HEDGE funds dramatically outperformed stocks over the last decade, according to the Hennessee Hedge Fund Index, which tracks the performance of more than 1,000 diversified hedge funds.
The Hennessee Hedge Fund Index gained 88.3 per cent from January 2000 to December 2009, while the S&P 500 fell 23.33 per cent, the Dow Jones Industrial Average fell 9.3 per cent and the Nasdaq Composite Index fell 44.24 per cent, it says.
“With one of the most challenging decades coming to a close, I feel hedge funds performed admirably,” said Charles Gradante, co-founder of Hennessee Group.
“There has been a lot of talk about the ‘lost decade’ for stocks. However, there has not been much said about the performance of hedge funds,” he said. “While stocks actually declined in value at an annualised rate of 2.62 per cent per year [for the S&P 500], hedge funds posted an annualised positive return of 6.54 per cent.”
The top performing strategies over the past decade were financial equities funds, which performed well in 2008, as they were able to foresee many of the financial problems and generate gains shorting; healthcare and biotechnology funds and distressed funds, which performed well after default cycles in 2003, 2004 and 2009.

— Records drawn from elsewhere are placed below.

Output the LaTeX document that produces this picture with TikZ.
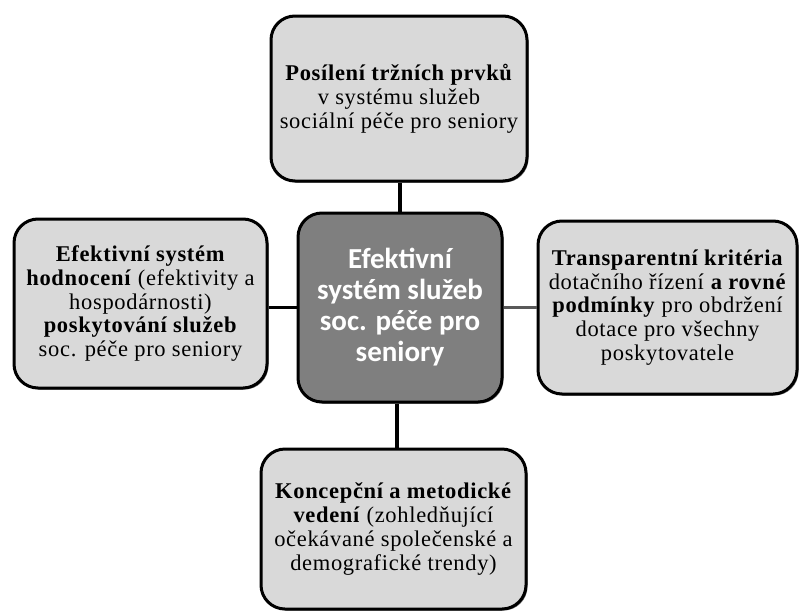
\documentclass[tikz,border=0pt]{standalone}
\usepackage{fontspec}
\setmainfont{Liberation Serif}[LetterSpace=3]
\newfontfamily\calib{Carlito}
\usetikzlibrary{shadows}
\definecolor{boxgray}{HTML}{D9D9D9}
\definecolor{centergray}{HTML}{7F7F7F}
\tikzset{
  outerbox/.style={draw=black, line width=3pt, rounded corners=24pt, fill=boxgray,
    align=center, inner sep=0pt, font=\fontsize{22.5}{23.8}\selectfont,
    drop shadow={shadow xshift=1.5pt, shadow yshift=-1.5pt, fill=black!70, opacity=0.8}},
  centerbox/.style={draw=black, line width=3pt, rounded corners=24pt, fill=centergray,
    align=center, inner sep=0pt, text=white, font=\calib\bfseries\fontsize{29}{31}\selectfont,
    drop shadow={shadow xshift=1.5pt, shadow yshift=-1.5pt, fill=black!70, opacity=0.8}},
  link/.style={line width=3.5pt, draw=black},
}
\begin{document}
\begin{tikzpicture}[x=1pt, y=-1pt]
\useasboundingbox (0,0) rectangle (799,613);
\node[outerbox, minimum width=256pt, minimum height=165pt] (top) at (399,98.5)
  {\textbf{Posílení tržních prvků}\\ v systému služeb\\ sociální péče pro seniory};
\node[outerbox, minimum width=253pt, minimum height=169pt] (left) at (140.5,303.5)
  {\textbf{Efektivní systém}\\ \textbf{hodnocení} (efektivity a\\ hospodárnosti)\\ \textbf{poskytování služeb}\\ soc. péče pro seniory};
\node[outerbox, minimum width=259pt, minimum height=173pt] (right) at (667.5,307.5)
  {\textbf{Transparentní kritéria}\\ dotačního řízení \textbf{a rovné}\\ \textbf{podmínky} pro obdržení\\ dotace pro všechny\\ poskytovatele};
\node[outerbox, minimum width=265pt, minimum height=160pt] (bottom) at (393.5,529)
  {\textbf{Koncepční a metodické}\\ \textbf{vedení} (zohledňující\\ očekávané společenské a\\ demografické trendy)};
\node[centerbox, minimum width=204pt, minimum height=189pt] (center) at (400,307.5)
  {Efektivní\\ systém služeb\\ soc. péče pro\\ seniory};
\draw[link] (top.south -| center.north) -- (center.north);
\draw[link] (left.east |- center.west) -- (center.west);
\draw[link, draw=black!65] (center.east) -- (right.west |- center.east);
\draw[link] (center.south -| 397,0) -- (bottom.north -| 397,0);
\end{tikzpicture}
\end{document}
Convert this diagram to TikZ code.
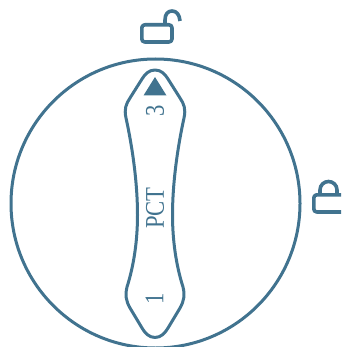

Asset manager GLG Partners this week added its own optimistic forecast for global markets – except for in the UK. John White, GLG’s head of UK equities told the Hedge Fund Journal that Bank of England monetary policy, the winding up of quantitative easing and record fiscal deficits put the value of sterling at risk. He added that a minority government could bring economic policy paralysis and more market uncertainty.